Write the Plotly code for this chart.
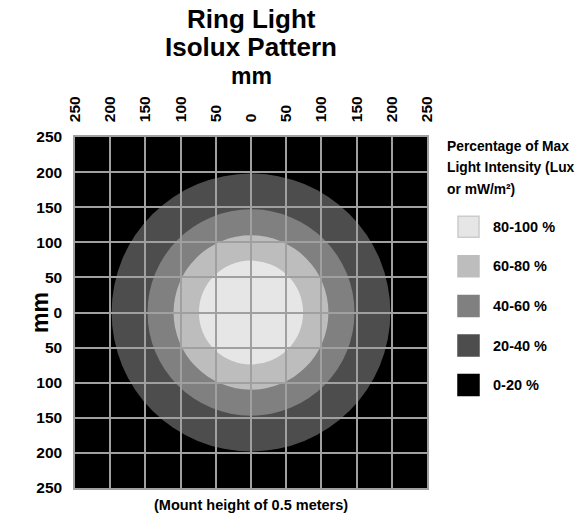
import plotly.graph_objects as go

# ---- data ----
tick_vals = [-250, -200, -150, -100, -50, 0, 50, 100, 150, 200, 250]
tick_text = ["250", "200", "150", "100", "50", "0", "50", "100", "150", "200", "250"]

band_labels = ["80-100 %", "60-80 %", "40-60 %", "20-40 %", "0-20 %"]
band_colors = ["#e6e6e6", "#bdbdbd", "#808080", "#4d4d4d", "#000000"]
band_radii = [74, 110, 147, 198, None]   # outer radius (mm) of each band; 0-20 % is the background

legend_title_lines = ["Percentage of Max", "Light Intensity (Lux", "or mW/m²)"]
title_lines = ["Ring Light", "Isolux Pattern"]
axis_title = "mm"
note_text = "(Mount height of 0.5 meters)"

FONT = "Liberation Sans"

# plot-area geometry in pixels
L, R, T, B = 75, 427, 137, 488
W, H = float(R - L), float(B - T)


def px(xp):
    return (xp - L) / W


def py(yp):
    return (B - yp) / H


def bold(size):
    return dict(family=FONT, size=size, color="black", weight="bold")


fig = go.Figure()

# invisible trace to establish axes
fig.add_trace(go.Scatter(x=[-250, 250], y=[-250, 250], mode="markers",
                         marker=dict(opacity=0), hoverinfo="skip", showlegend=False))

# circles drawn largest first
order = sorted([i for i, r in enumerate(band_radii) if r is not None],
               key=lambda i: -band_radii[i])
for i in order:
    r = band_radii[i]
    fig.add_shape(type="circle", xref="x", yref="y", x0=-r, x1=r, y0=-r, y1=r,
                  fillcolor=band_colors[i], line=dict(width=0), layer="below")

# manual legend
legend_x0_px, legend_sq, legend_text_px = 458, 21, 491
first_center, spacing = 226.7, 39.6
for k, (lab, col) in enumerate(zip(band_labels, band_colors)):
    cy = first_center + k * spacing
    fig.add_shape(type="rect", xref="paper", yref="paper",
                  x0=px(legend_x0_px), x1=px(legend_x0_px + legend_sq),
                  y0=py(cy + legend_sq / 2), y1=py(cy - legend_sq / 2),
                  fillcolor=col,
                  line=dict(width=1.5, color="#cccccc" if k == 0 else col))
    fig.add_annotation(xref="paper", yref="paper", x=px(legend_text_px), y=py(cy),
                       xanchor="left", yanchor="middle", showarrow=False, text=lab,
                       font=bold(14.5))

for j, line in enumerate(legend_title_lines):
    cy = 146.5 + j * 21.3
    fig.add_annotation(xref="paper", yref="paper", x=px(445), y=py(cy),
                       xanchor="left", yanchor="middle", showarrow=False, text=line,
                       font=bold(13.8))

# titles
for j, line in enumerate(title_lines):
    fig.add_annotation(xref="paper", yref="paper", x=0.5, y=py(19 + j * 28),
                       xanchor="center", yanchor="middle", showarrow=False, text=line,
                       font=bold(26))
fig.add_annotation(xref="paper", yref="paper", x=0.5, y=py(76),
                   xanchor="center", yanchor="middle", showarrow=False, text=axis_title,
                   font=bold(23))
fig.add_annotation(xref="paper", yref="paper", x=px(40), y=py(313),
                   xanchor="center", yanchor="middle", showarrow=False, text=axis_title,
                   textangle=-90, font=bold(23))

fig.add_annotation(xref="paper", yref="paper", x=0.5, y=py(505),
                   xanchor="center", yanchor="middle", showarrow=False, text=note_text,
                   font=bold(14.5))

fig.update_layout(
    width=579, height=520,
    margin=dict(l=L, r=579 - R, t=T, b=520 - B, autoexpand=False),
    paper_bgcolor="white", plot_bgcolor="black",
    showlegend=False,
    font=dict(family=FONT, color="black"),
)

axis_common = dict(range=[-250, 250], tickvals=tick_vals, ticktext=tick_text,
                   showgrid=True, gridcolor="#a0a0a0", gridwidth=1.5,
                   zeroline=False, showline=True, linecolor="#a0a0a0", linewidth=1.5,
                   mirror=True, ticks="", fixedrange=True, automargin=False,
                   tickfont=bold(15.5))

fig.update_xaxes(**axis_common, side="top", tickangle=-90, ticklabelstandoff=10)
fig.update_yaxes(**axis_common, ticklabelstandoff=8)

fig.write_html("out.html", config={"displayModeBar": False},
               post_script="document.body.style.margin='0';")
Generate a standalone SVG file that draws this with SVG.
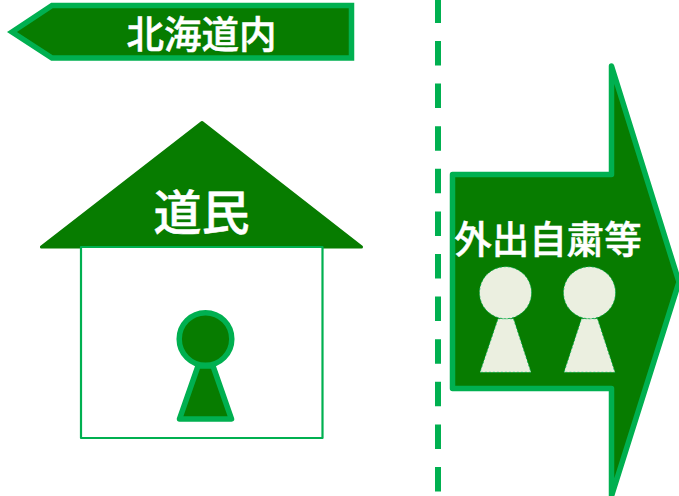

_Problem details_. Return only the lines running from the top of the data to the line that holds "band_radii = [74, 110, 147, 198, None]". Include both of those lines, but skip the pictures.

_Task output_.
Write the Plotly code for this chart.
import plotly.graph_objects as go

# ---- data ----
tick_vals = [-250, -200, -150, -100, -50, 0, 50, 100, 150, 200, 250]
tick_text = ["250", "200", "150", "100", "50", "0", "50", "100", "150", "200", "250"]

band_labels = ["80-100 %", "60-80 %", "40-60 %", "20-40 %", "0-20 %"]
band_colors = ["#e6e6e6", "#bdbdbd", "#808080", "#4d4d4d", "#000000"]
band_radii = [74, 110, 147, 198, None]   # outer radius (mm) of each band; 0-20 % is the background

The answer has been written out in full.